### [Work to do]
Working from the top of the listing below, retype each line through the line containing "const dxU = depthPx.dx", both included, with no pictures.

——

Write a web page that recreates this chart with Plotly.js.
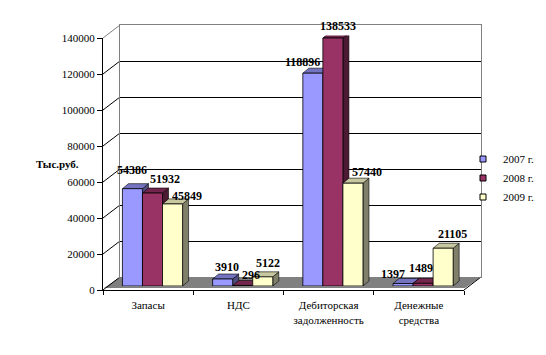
<!DOCTYPE html>
<html><head><meta charset="utf-8">
<script src="https://cdn.plot.ly/plotly-3.0.1.min.js"></script>
<style>html,body{margin:0;padding:0;background:#fff}#chart{width:546px;height:355px}</style>
</head><body><div id="chart"></div>
<script>
// ---- data ----
const categories = ['Запасы', 'НДС', 'Дебиторская<br>задолженность', 'Денежные<br>средства'];
const seriesNames = ['2007 г.', '2008 г.', '2009 г.'];
const values2007 = [54386, 3910, 118896, 1397];
const values2008 = [51932, 296, 138533, 1489];
const values2009 = [45849, 5122, 57440, 21105];
const yTicks = [0, 20000, 40000, 60000, 80000, 100000, 120000, 140000];
const yMax = 140000;

// ---- styles / geometry (pixels) ----
const W = 546, H = 355;
const FONT = 'Liberation Serif, Times New Roman, serif';
const frontBox = {x0: 103, x1: 464, yb: 290, yt: 38};
const backBox  = {x0: 120, x1: 481, yb: 277, yt: 25};
const barBox   = {x0: 107.4, x1: 468.2, yb: 286, yt: 35.4};
const depthPx  = {dx: 6, dy: 5};
const frontColors = ['#9999FF', '#993366', '#FFFFCC'];
const topColors   = ['#7373C0', '#73264D', '#C8C8A0'];
const sideColors  = ['#4D4D80', '#4D1A33', '#80806A'];
// label offsets (px) per series, per category, as placed in the reference
const labelDx = [[0, 4, -10, -10], [12, 8, 5, -2], [14, 5, 14, 9]];
const labelDy = [[19, 12, 11, 10], [14, 10, 12, 15], [8, 14, 11, 14]];
const fx = p => p / W, fy = p => 1 - p / H;

const allValues = [values2007, values2008, values2009];
const nCat = categories.length, nSer = allValues.length;
const bargap = 1 / 3;
const barW = (1 - bargap) / nSer;
const pxPerX = (barBox.x1 - barBox.x0) / nCat;
const pxPerY = (barBox.yb - barBox.yt) / yMax;
const dxU = depthPx.dx / pxPerX, dyU = depthPx.dy / pxPerY;

const traces = [];
// placeholders so that the axis frames are drawn
traces.push({type: 'scatter', mode: 'markers', x: [null], y: [null], xaxis: 'x', yaxis: 'y', showlegend: false, hoverinfo: 'skip'});
traces.push({type: 'scatter', mode: 'markers', x: [null], y: [null], xaxis: 'x2', yaxis: 'y2', showlegend: false, hoverinfo: 'skip'});
// side and top faces (drawn under front faces)
allValues.forEach((vals, k) => {
  const sx = [], sy = [], tx = [], ty = [];
  vals.forEach((v, c) => {
    const xl = c + (k - (nSer - 1) / 2) * barW - barW / 2;
    const xr = xl + barW;
    sx.push(xr, xr + dxU, xr + dxU, xr, xr, null);
    sy.push(0, dyU, v + dyU, v, 0, null);
    tx.push(xl, xr, xr + dxU, xl + dxU, xl, null);
    ty.push(v, v, v + dyU, v + dyU, v, null);
  });
  traces.push({type: 'scatter', mode: 'lines', x: sx, y: sy, fill: 'toself', fillcolor: sideColors[k],
    line: {color: '#000', width: 0.6}, xaxis: 'x3', yaxis: 'y3', hoverinfo: 'skip', showlegend: false});
  traces.push({type: 'scatter', mode: 'lines', x: tx, y: ty, fill: 'toself', fillcolor: topColors[k],
    line: {color: '#000', width: 0.6}, xaxis: 'x3', yaxis: 'y3', hoverinfo: 'skip', showlegend: false});
});
// legend entries
allValues.forEach((vals, k) => {
  traces.push({type: 'scatter', mode: 'markers', x: [null], y: [null], name: seriesNames[k],
    marker: {symbol: 'square', size: 6, color: frontColors[k], line: {color: '#000', width: 1}},
    xaxis: 'x3', yaxis: 'y3', hoverinfo: 'skip'});
});
// front faces
allValues.forEach((vals, k) => {
  traces.push({type: 'bar', x: categories.map((_, i) => i), y: vals, name: seriesNames[k],
    marker: {color: frontColors[k], line: {color: '#000', width: 0.8}},
    xaxis: 'x4', yaxis: 'y4', showlegend: false, hoverinfo: 'skip'});
});

// data labels
const annotations = [];
allValues.forEach((vals, k) => {
  vals.forEach((v, c) => {
    annotations.push({x: c + (k - (nSer - 1) / 2) * barW, y: v, xref: 'x4', yref: 'y4',
      text: '<b>' + v + '</b>', showarrow: false, xshift: labelDx[k][c], yshift: labelDy[k][c], yanchor: 'middle',
      font: {family: FONT, size: 12, color: '#000'}});
  });
});
annotations.push({x: fx(34), y: fy(164), xref: 'paper', yref: 'paper', text: '<b>Тыс.руб.</b>',
  showarrow: false, font: {family: FONT, size: 11, color: '#000'}});

// walls / floor decoration
const shapes = [];
shapes.push({type: 'path', xref: 'paper', yref: 'paper', layer: 'below',
  path: `M${fx(104)},${fy(288)} L${fx(465)},${fy(288)} L${fx(481)},${fy(277)} L${fx(120)},${fy(277)} Z`,
  fillcolor: '#808080', line: {width: 0}});
shapes.push({type: 'line', xref: 'paper', yref: 'paper', layer: 'below',
  x0: fx(frontBox.x1), y0: fy(frontBox.yb), x1: fx(backBox.x1), y1: fy(backBox.yb), line: {color: '#000', width: 1}});
yTicks.forEach((t, i) => {
  const yf = frontBox.yb - (frontBox.yb - frontBox.yt) * t / yMax;
  const yb = backBox.yb - (backBox.yb - backBox.yt) * t / yMax;
  shapes.push({type: 'line', xref: 'paper', yref: 'paper', layer: 'below',
    x0: fx(frontBox.x0), y0: fy(yf), x1: fx(backBox.x0), y1: fy(yb),
    line: {color: i === yTicks.length - 1 ? '#808080' : '#000', width: 1}});
});

const axisFont = {family: FONT, size: 11, color: '#000'};
const layout = {
  width: W, height: H, margin: {l: 0, r: 0, t: 0, b: 0}, autosize: false,
  paper_bgcolor: '#fff', plot_bgcolor: 'rgba(0,0,0,0)',
  font: {family: FONT, size: 11, color: '#000'},
  barmode: 'group', bargap: bargap, bargroupgap: 0,
  showlegend: true,
  legend: {x: fx(463), xanchor: 'left', y: fy(178), yanchor: 'middle', font: {family: FONT, size: 11, color: '#000'},
    bgcolor: 'rgba(0,0,0,0)', itemwidth: 30, traceorder: 'normal'},
  xaxis: {domain: [fx(frontBox.x0), fx(frontBox.x1)], anchor: 'y', range: [-0.5, nCat - 0.5],
    tickmode: 'array', tickvals: categories.map((_, i) => i), ticktext: categories, ticks: '',
    ticklabelstandoff: 5,
    minor: {tickmode: 'array', tickvals: categories.map((_, i) => i - 0.5).concat([nCat - 0.5]), ticks: 'outside', ticklen: 4, tickcolor: '#000', showgrid: false},
    showline: true, linecolor: '#000', linewidth: 1, showgrid: false, zeroline: false, tickfont: axisFont},
  yaxis: {domain: [fy(frontBox.yb), fy(frontBox.yt)], anchor: 'x', range: [0, yMax],
    tickmode: 'array', tickvals: yTicks, tickformat: 'd', ticks: 'outside', ticklen: 5, tickcolor: '#000',
    showline: true, linecolor: '#000', linewidth: 1, showgrid: false, zeroline: false, tickfont: axisFont},
  xaxis2: {domain: [fx(backBox.x0), fx(backBox.x1)], anchor: 'y2', range: [0, 1],
    showline: true, mirror: true, linecolor: '#808080', linewidth: 1, showgrid: false, zeroline: false,
    showticklabels: false, ticks: ''},
  yaxis2: {domain: [fy(backBox.yb), fy(backBox.yt)], anchor: 'x2', range: [0, yMax],
    tickmode: 'array', tickvals: yTicks, showgrid: true, gridcolor: '#000', gridwidth: 1,
    showline: true, mirror: true, linecolor: '#808080', linewidth: 1, zeroline: false,
    showticklabels: false, ticks: ''},
  xaxis3: {domain: [fx(barBox.x0), fx(barBox.x1)], anchor: 'y3', range: [-0.5, nCat - 0.5], visible: false},
  yaxis3: {domain: [fy(barBox.yb), fy(barBox.yt)], anchor: 'x3', range: [0, yMax], visible: false},
  xaxis4: {overlaying: 'x3', anchor: 'y4', range: [-0.5, nCat - 0.5], visible: false},
  yaxis4: {overlaying: 'y3', anchor: 'x4', range: [0, yMax], visible: false},
  shapes: shapes,
  annotations: annotations
};
Plotly.newPlot('chart', traces, layout, {staticPlot: true, displayModeBar: false});
</script>
</body></html>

——

### [Expected output]
Write a web page that recreates this chart with Plotly.js.
<!DOCTYPE html>
<html><head><meta charset="utf-8">
<script src="https://cdn.plot.ly/plotly-3.0.1.min.js"></script>
<style>html,body{margin:0;padding:0;background:#fff}#chart{width:546px;height:355px}</style>
</head><body><div id="chart"></div>
<script>
// ---- data ----
const categories = ['Запасы', 'НДС', 'Дебиторская<br>задолженность', 'Денежные<br>средства'];
const seriesNames = ['2007 г.', '2008 г.', '2009 г.'];
const values2007 = [54386, 3910, 118896, 1397];
const values2008 = [51932, 296, 138533, 1489];
const values2009 = [45849, 5122, 57440, 21105];
const yTicks = [0, 20000, 40000, 60000, 80000, 100000, 120000, 140000];
const yMax = 140000;

// ---- styles / geometry (pixels) ----
const W = 546, H = 355;
const FONT = 'Liberation Serif, Times New Roman, serif';
const frontBox = {x0: 103, x1: 464, yb: 290, yt: 38};
const backBox  = {x0: 120, x1: 481, yb: 277, yt: 25};
const barBox   = {x0: 107.4, x1: 468.2, yb: 286, yt: 35.4};
const depthPx  = {dx: 6, dy: 5};
const frontColors = ['#9999FF', '#993366', '#FFFFCC'];
const topColors   = ['#7373C0', '#73264D', '#C8C8A0'];
const sideColors  = ['#4D4D80', '#4D1A33', '#80806A'];
// label offsets (px) per series, per category, as placed in the reference
const labelDx = [[0, 4, -10, -10], [12, 8, 5, -2], [14, 5, 14, 9]];
const labelDy = [[19, 12, 11, 10], [14, 10, 12, 15], [8, 14, 11, 14]];
const fx = p => p / W, fy = p => 1 - p / H;

const allValues = [values2007, values2008, values2009];
const nCat = categories.length, nSer = allValues.length;
const bargap = 1 / 3;
const barW = (1 - bargap) / nSer;
const pxPerX = (barBox.x1 - barBox.x0) / nCat;
const pxPerY = (barBox.yb - barBox.yt) / yMax;
const dxU = depthPx.dx / pxPerX, dyU = depthPx.dy / pxPerY;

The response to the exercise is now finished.